9477 Impact of Alfalfa on Biological Control of Cotton Insect Pests in New Mexico

Tuesday, January 6, 2009
Salon H (Marriott Rivercenter Hotel)
Wednesday, January 7, 2009
Salon H (Marriott Rivercenter Hotel)
Thursday, January 8, 2009
Salon H (Marriott Rivercenter Hotel)
Jane Breen Pierce and Patricia Monk, New Mexico State University, Artesia, NM
Alfalfa can be a source of beneficial arthropods for other crops.  Field trials were conducted on an experiment station and a commercial farm to evaluate the impact of hay on predation in adjacent cotton using cotton bollworm eggs from a laboratory colony.  Eggs were placed in transects to measure the impact on distance to hay and time of year in both trials.  Eggs were removed after 48 hours and examined for evidence of predation.  
Predation was often significantly higher in alfalfa compared to cotton.  In an experiment station trial, mean predation in alfalfa was 78% compared to 48-58% in cotton.  The primary predators were ladybug adults, nabids and various spiders.  At very high predation rates, there was little difference in predation rates between adjacent alfalfa and cotton fields with 85-97% predation in alfalfa and up to 300 feet into cotton.  However, there was significantly less predation 1000 feet into the cotton field with 67% predation on one date suggesting that close proximity may have the highest impact.   After cutting and cooler weather, predation rates declined in the commercial field with a mean 65% predation in alfalfa but only 28% predation in the commercial cotton field.  September also produced lower predation rates in the experiment station trial with 35% predation compared to 53-77% predation in July and August.

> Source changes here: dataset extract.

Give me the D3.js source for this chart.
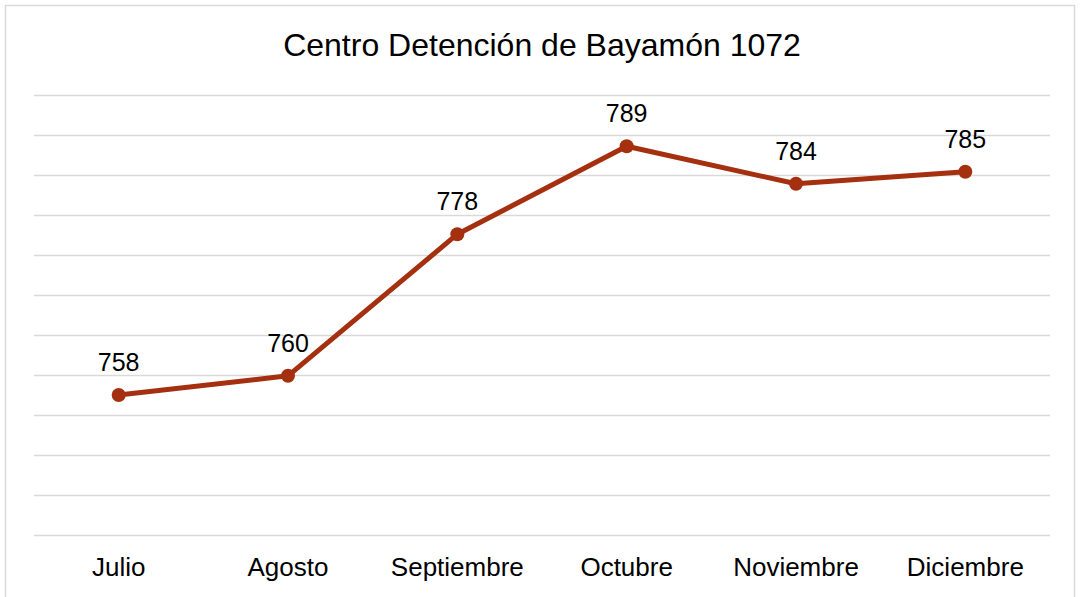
<!DOCTYPE html>
<html>
<head>
<meta charset="utf-8">
<script src="https://cdn.jsdelivr.net/npm/d3@7"></script>
<style>
  body { margin: 0; background: #fff; }
  text { font-family: "Liberation Sans", Arial, sans-serif; fill: #000; }
</style>
</head>
<body>
<div id="chart"></div>
<script>
const months = ["Julio", "Agosto", "Septiembre", "Octubre", "Noviembre", "Diciembre"];
const values = [757.5, 759.9, 777.6, 788.6, 783.9, 785.4];
const chartTitle = "Centro Detención de Bayamón 1072";
const yDomain = [740, 795];

function Config(width = 1080, height = 597) {
    this.width = width;
    this.height = height;
    this.marginTop = 95;
    this.marginRight = 30;
    this.marginBottom = 62;
    this.marginLeft = 34;
    this.x = d3.scaleBand()
        .domain(months)
        .range([this.marginLeft, this.width - this.marginRight]);
    this.y = d3.scaleLinear()
        .domain(yDomain)
        .range([this.height - this.marginBottom, this.marginTop]);
}

function plotData(cfg) {
    const svg = d3.select("#chart").append("svg")
        .attr("width", cfg.width)
        .attr("height", cfg.height);

    // outer frame
    svg.append("rect")
        .attr("x", 5.5).attr("y", 5.5)
        .attr("width", cfg.width - 11).attr("height", cfg.height)
        .attr("fill", "#fff")
        .attr("stroke", "#d9d9d9")
        .attr("stroke-width", 1.5);

    svg.append("text")
        .attr("x", (cfg.marginLeft + cfg.width - cfg.marginRight) / 2)
        .attr("y", 56)
        .attr("text-anchor", "middle")
        .attr("font-size", "32px")
        .text(chartTitle);

    // gridlines
    svg.append("g")
        .attr("transform", `translate(${cfg.marginLeft},0)`)
        .call(d3.axisLeft(cfg.y)
            .tickValues(d3.range(yDomain[0], yDomain[1] + 1, 5))
            .tickSize(-(cfg.width - cfg.marginLeft - cfg.marginRight))
            .tickFormat(""))
        .call(g => g.select(".domain").remove())
        .call(g => g.selectAll(".tick line")
            .attr("stroke", "#d9d9d9")
            .attr("stroke-width", 1.5));

    // x axis labels
    svg.append("g")
        .attr("transform", `translate(0,${cfg.height - cfg.marginBottom})`)
        .call(d3.axisBottom(cfg.x).tickSize(0).tickPadding(23))
        .call(g => g.select(".domain").remove())
        .call(g => g.selectAll(".tick text")
            .attr("font-size", "26px")
            .attr("font-family", "Liberation Sans, Arial, sans-serif")
            .attr("fill", "#000"));

    const cx = d => cfg.x(d.month) + cfg.x.bandwidth() / 2;
    const data = months.map((m, i) => ({month: m, value: values[i]}));

    const line = d3.line()
        .x(cx)
        .y(d => cfg.y(d.value));

    svg.append("path")
        .attr("fill", "none")
        .attr("stroke", "#a5300f")
        .attr("stroke-width", 5)
        .attr("stroke-linejoin", "round")
        .attr("d", line(data));

    svg.append("g")
        .selectAll("circle")
        .data(data)
        .join("circle")
        .attr("cx", cx)
        .attr("cy", d => cfg.y(d.value))
        .attr("r", 7)
        .attr("fill", "#a5300f");

    svg.append("g")
        .selectAll("text")
        .data(data)
        .join("text")
        .attr("x", cx)
        .attr("y", d => cfg.y(d.value) - 24)
        .attr("text-anchor", "middle")
        .attr("font-size", "25px")
        .text(d => d3.format(".0f")(d.value));
}

document.addEventListener("DOMContentLoaded", () => plotData(new Config()));
</script>
</body>
</html>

On the experiment farm, four transects from hay into cotton were placed on each border of a small cotton field.  Each transect was replicated four times for each of the four borders of the field.  Eggs were placed 10 feet into hay and  10, 30 and 80 feet into the cotton field.  Predation of eggs was evaluated in the laboratory. Sweep net samples were collected to identify and quantify predators in each location.  Results from that trial will be discussed.